После «Окопов…» многие ожидали такого же раскаленного повествования, произведения, которое обязательно войдет в историю. <…> Когда в журнале «Новый мир» была напечатана его повесть «Кира Георгиевна», многие остались разочарованы, не ожидали от Некрасова другого стиля, непринужденности изложения. <…> [В переписке того времени] отражена одна особенность «очарованных душ ХХ столетия», детей военного коммунизма и их пренебрежительное отношение к радостям повседневной жизни. Поэтому простые, безыскусные рассказы Некрасова не стали для многих читателей открытием новых героев. «Божественность повседневной жизни» – вот что дано было чувствовать писателю Некрасову. Из письма В. Некрасова к Полине Бондаровской от 25 января 1964 г. по поводу публикации нескольких рассказов в журнале «Новый мир» (1963, № 10): «…по моему, даже понятные вещи оказываются понятными не всем. <…> Я ни минуты не собираюсь защищать или превозносить сами рассказы, но неужели же Вы не заметили в них, при отсутствии внешней полемичности, внутреннего, завуалированного (для большинства читателей ясного) ответа в них на критику по моему адресу. В «Новичке» (рассказе, кстати, старом, 15-летней давности) – явный ответ на приписываемое интеллигенции пренебрежение к «простому» народу, к «седым усам» – дружба Масляева со всем взводом достаточное, на мой взгляд, опровержение этого нелепейшего из нелепейших утверждений. Неужели это неясно? А в рассказе про полет в самолете? В Марокко, мол, дикие контрасты, богатство и нищета, богачи пьют коньяк, а бедняки самогон… А у нас? Приехали в деревню и мамаша солдата тут-же послала за самогоном. Кончается же словами: «Весь остаток пути писатель рассказывал о контрастах Марокко». Кстати, писателем этим был Богдан Чалый, что тоже кое о чем говорит.

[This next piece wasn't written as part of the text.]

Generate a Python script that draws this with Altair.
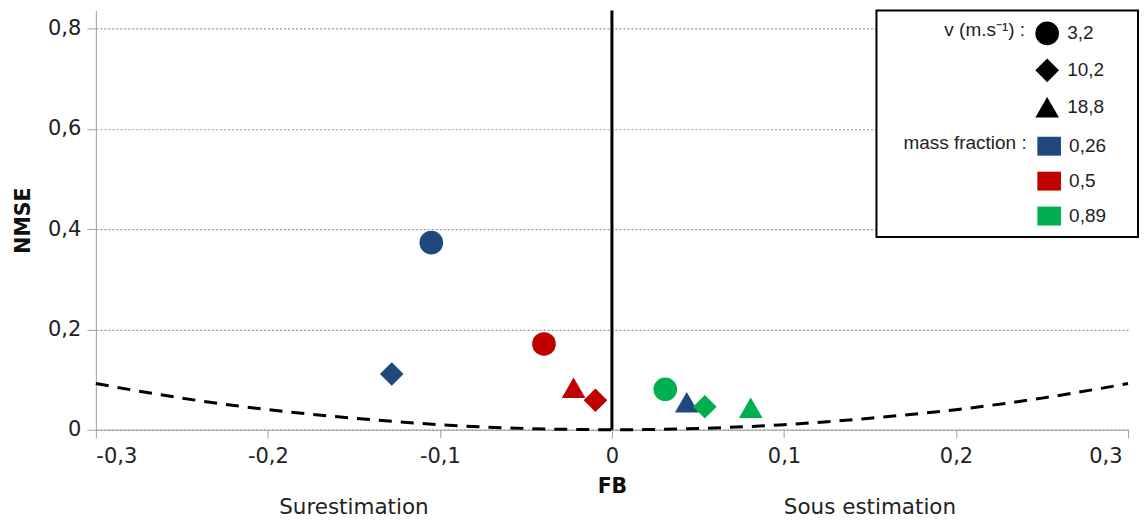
import altair as alt
import pandas as pd

# ---- data ----
fb = [-0.105, -0.128, 0.0435, -0.0395, -0.0096, -0.0223, 0.031, 0.054, 0.0807]
nmse = [0.373, 0.111, 0.0547, 0.171, 0.0587, 0.0836, 0.0806, 0.0458, 0.0438]
velocity = ["3,2", "10,2", "18,8", "3,2", "10,2", "18,8", "3,2", "10,2", "18,8"]
mass_fraction = ["0,26", "0,26", "0,26", "0,5", "0,5", "0,5", "0,89", "0,89", "0,89"]

velocity_levels = ["3,2", "10,2", "18,8"]
shape_range = ["circle", "diamond", "triangle-up"]
mass_levels = ["0,26", "0,5", "0,89"]
mass_colors = ["#1f497d", "#c00000", "#00b050"]

curve_fb = [-0.3, -0.25, -0.2, -0.15, -0.1, -0.05, 0, 0.05, 0.1, 0.15, 0.2, 0.25, 0.3]
curve_nmse = [0.092, 0.063, 0.040, 0.023, 0.010, 0.0025, 0, 0.0025, 0.010, 0.023, 0.040, 0.063, 0.092]

note_fb = [-0.15, 0.15]
note_text = ["Surestimation", "Sous estimation"]

x_ticks = [-0.3, -0.2, -0.1, 0, 0.1, 0.2, 0.3]
y_ticks = [0, 0.2, 0.4, 0.6, 0.8]

W, H = 1034, 420

points_df = pd.DataFrame(dict(FB=fb, NMSE=nmse, v=velocity, mf=mass_fraction))
curve_df = pd.DataFrame(dict(FB=curve_fb, NMSE=curve_nmse))
notes_df = pd.DataFrame(dict(FB=note_fb, label=note_text))
zero_df = pd.DataFrame(dict(FB=[0]))
box_df = pd.DataFrame(dict(a=[0]))

x_scale = alt.Scale(domain=[-0.3, 0.3], nice=False, zero=False)
y_scale = alt.Scale(domain=[0, 0.836], nice=False)
label_expr = "replace('' + datum.value, '.', ',')"

AX_FONT = "DejaVu Sans"
LEG_FONT = "Liberation Sans"
TICK_FS = 21
NOTE_FS = 21.5
TITLE_FS = 20.5
LEG_FS = 19

x_axis = alt.Axis(values=x_ticks, labelExpr=label_expr, title="FB", grid=False,
                  domainColor="#a0a0a0", tickColor="#a0a0a0", tickSize=8,
                  labelPadding=8, labelFontSize=TICK_FS, labelFont=AX_FONT, labelColor="#222",
                  labelOffset=alt.condition("datum.value > 0.25", alt.value(-6), alt.value(0)),
                  titleFont=AX_FONT, titleFontSize=TITLE_FS, titleFontWeight="bold",
                  titleColor="#111", titlePadding=10)
y_axis = alt.Axis(values=y_ticks, labelExpr=label_expr, title="NMSE", grid=True,
                  gridDash=[2, 2], gridColor="#9a9a9a", gridWidth=1.2,
                  domainColor="#a0a0a0", tickColor="#a0a0a0", tickSize=9,
                  labelPadding=6, labelFontSize=TICK_FS, labelFont=AX_FONT, labelColor="#222",
                  titleFont=AX_FONT, titleFontSize=TITLE_FS, titleFontWeight="bold",
                  titleColor="#111", titlePadding=14)

curve = alt.Chart(curve_df).mark_line(
    color="black", strokeWidth=3, strokeDash=[13, 9], interpolate="monotone"
).encode(
    x=alt.X("FB:Q", scale=x_scale, axis=x_axis),
    y=alt.Y("NMSE:Q", scale=y_scale, axis=y_axis),
)

zero_rule = alt.Chart(zero_df).mark_rule(color="black", strokeWidth=3).encode(
    x=alt.X("FB:Q", scale=x_scale)
)

box = alt.Chart(box_df).mark_rect(fill="white", stroke="black", strokeWidth=2).encode(
    x=alt.value(782), x2=alt.value(1044), y=alt.value(0), y2=alt.value(227)
)

common_legend = dict(
    orient="none", titleOrient="left", titleAnchor="start", titleBaseline="top",
    symbolSize=560, rowPadding=13, labelOffset=8, padding=0, symbolStrokeWidth=0,
    labelFont=LEG_FONT, labelFontSize=LEG_FS, labelColor="#222",
    titleFont=LEG_FONT, titleFontSize=LEG_FS, titleFontWeight="normal", titleColor="#222",
    titlePadding=10,
)

shape_legend = alt.Legend(
    title="v (m.s⁻¹) :", legendX=850, legendY=11,
    symbolFillColor="black", symbolStrokeColor="black", **common_legend,
)
color_legend = alt.Legend(
    title="mass fraction :", legendX=809, legendY=124,
    symbolType="M-1,-0.8H1V0.8H-1Z", **common_legend,
)

points = alt.Chart(points_df).mark_point(filled=True, size=560, opacity=1).encode(
    x=alt.X("FB:Q", scale=x_scale),
    y=alt.Y("NMSE:Q", scale=y_scale),
    shape=alt.Shape("v:N", scale=alt.Scale(domain=velocity_levels, range=shape_range),
                    legend=shape_legend),
    color=alt.Color("mf:N", scale=alt.Scale(domain=mass_levels, range=mass_colors),
                    legend=color_legend),
)

notes = alt.Chart(notes_df).mark_text(
    font=AX_FONT, fontSize=NOTE_FS, color="#222", baseline="middle"
).encode(
    x=alt.X("FB:Q", scale=x_scale),
    y=alt.value(498),
    text="label:N",
)

chart = alt.layer(curve, zero_rule, box, points, notes).properties(
    width=W, height=H,
    padding={"left": 5, "top": 0, "right": 0, "bottom": 0},
).configure_view(stroke=None)

chart.save("out.html", embed_options={"renderer": "svg", "actions": False})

В «Царь-рыбе», рассказе явно шуточном и как будто бы ни на что особенное не претендующем, неужели Вы не уловили (а 90% читателей уловили, в том числе, думаю, и в «инстанциях»), что вся эта «рыбная идиллия» приурочена как раз к дням моего «процесса»?..»

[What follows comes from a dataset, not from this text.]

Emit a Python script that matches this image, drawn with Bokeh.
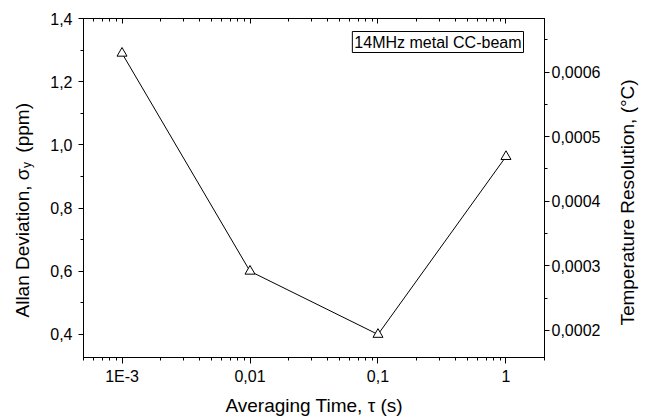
import math
from bokeh.plotting import figure
from bokeh.models import (Range1d, LinearAxis, LogAxis, FixedTicker, SingleIntervalTicker,
                          CustomJSTickFormatter, Label, ColumnDataSource)
from bokeh.embed import file_html
from bokeh.resources import INLINE

# ---- data ----
tau = [0.001, 0.01, 0.1, 1]
allan_dev = [1.29, 0.60, 0.40, 0.963]
x_tick_values = [0.001, 0.01, 0.1, 1]
x_tick_labels = ["1E-3", "0,01", "0,1", "1"]
box_text = "14MHz metal CC-beam"
x_title = "Averaging Time, \u03c4 (s)"
y_title_main = "Allan Deviation, \u03c3\u00a0\u00a0\u00a0(ppm)"
y_title_sub = "y"
y2_title = "Temperature Resolution, (\u00b0C)"

FONT = "Liberation Sans"
TICK_FS = "16px"
TITLE_FS = "19px"

p = figure(width=648, height=418, x_axis_type="log",
           x_range=Range1d(0.0005, 2), y_range=Range1d(0.327, 1.4001),
           output_backend="svg", toolbar_location=None,
           min_border_left=83, min_border_right=104, min_border_top=18, min_border_bottom=61)
p.extra_y_ranges = {"temp": Range1d(0.000158, 0.000683)}
p.xgrid.visible = False
p.ygrid.visible = False
p.outline_line_color = "black"
p.outline_line_alpha = 1.0
p.background_fill_color = "white"
p.border_fill_color = "white"

minor = []
for d in [0.0001, 0.001, 0.01, 0.1, 1]:
    for m in range(2, 10):
        v = m * d
        if 0.0005 <= v <= 2.0001:
            minor.append(v)
x_ticker = FixedTicker(ticks=x_tick_values, minor_ticks=minor)
x_fmt = CustomJSTickFormatter(args=dict(vals=x_tick_values, labs=x_tick_labels), code="""
    let best = 0, bd = 1e9;
    for (let i = 0; i < vals.length; i++) {
        const d = Math.abs(Math.log10(vals[i]) - Math.log10(tick));
        if (d < bd) { bd = d; best = i; }
    }
    return labs[best];
""")


def style(ax, maj_in, maj_out, min_in, min_out, standoff):
    ax.axis_line_color = "black"
    ax.axis_line_width = 1
    ax.major_tick_line_color = "black"
    ax.minor_tick_line_color = "black"
    ax.major_tick_in = maj_in
    ax.major_tick_out = maj_out
    ax.minor_tick_in = min_in
    ax.minor_tick_out = min_out
    ax.major_label_text_font = FONT
    ax.major_label_text_font_size = TICK_FS
    ax.major_label_text_color = "black"
    ax.major_label_standoff = standoff


xa = p.xaxis[0]
xa.ticker = x_ticker
xa.formatter = x_fmt
style(xa, 0, 6, 0, 3, 4)

ya = p.yaxis[0]
ya.ticker = SingleIntervalTicker(interval=0.2, num_minor_ticks=2)
ya.formatter = CustomJSTickFormatter(code="return tick.toFixed(1).replace('.', ',');")
style(ya, 0, 5, 0, 3, 6)

top = LogAxis(ticker=x_ticker, formatter=CustomJSTickFormatter(code="return '';"))
style(top, 5, 0, 3, 0, 0)
top.major_label_text_font_size = "0px"
p.add_layout(top, "above")

ra = LinearAxis(y_range_name="temp",
                ticker=SingleIntervalTicker(interval=0.0001, num_minor_ticks=2),
                formatter=CustomJSTickFormatter(code="return tick.toFixed(4).replace('.', ',');"))
style(ra, 0, 5, 0, 3, 2)
p.add_layout(ra, "right")

src = ColumnDataSource(dict(x=tau, y=allan_dev))
p.line("x", "y", source=src, line_color="black", line_width=1)
p.scatter("x", "y", source=src, marker="triangle", size=10, line_color="black",
          fill_color="white", line_width=1)

p.add_layout(Label(text=box_text, x=440, y=326, x_units="screen", y_units="screen",
                   text_align="right", text_baseline="top", text_font=FONT,
                   text_font_size="16px", text_color="black",
                   border_line_color="black", border_line_width=1,
                   background_fill_color="white", padding=2))


def title_label(text, x, y, angle, align, fs=TITLE_FS):
    return Label(text=text, x=x, y=y, x_units="canvas", y_units="canvas", angle=angle,
                 text_align=align, text_baseline="alphabetic", text_font=FONT,
                 text_font_size=fs, text_color="black")


p.add_layout(title_label(x_title, 313.7, 405, 0, "center"), "below")
p.add_layout(title_label(y_title_main, 22, 317, math.pi / 2, "left"), "left")
p.add_layout(title_label(y_title_sub, 26, 167.5, math.pi / 2, "left", fs="12px"), "above")
p.add_layout(title_label(y2_title, 627, 202, math.pi / 2, "center"), "right")

open("out.html", "w").write(file_html(p, INLINE))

<…> событием в жизни Виктора Платоновича было создание фильма по его «Окопам…». Это были счастливые дни. В доме у Некрасова все время обсуждалось, кого на какую роль берут, как продвигается работа над картиной.

Была целая история с ролью Фарбера, интеллигентного еврея, одного из героев романа. Режиссеру не нравились претенденты. Он уже потерял всякую надежду подобрать на эту непростую роль подходящего актера. Появился еще один претендент. Режиссер продолжал сидеть спиной к сцене. А актер заговорил. «Повторите, голубчик, еще раз!» – оживился режиссер. Это был тогда мало кому тогда известный Иннокентий Смоктуновский. <…> И Виктор Некрасов тоже появился в том фильме – только в роли немецкого пленного солдата, который замерзает и еле-еле передвигает ноги.

Спустя годы осознаешь, что в какой-то степени и сам Виктор Платонович оказался «пленником» собственной судьбы, сложного исторического времени, политической конъюнктуры… Впрочем, это уже совсем другие истории.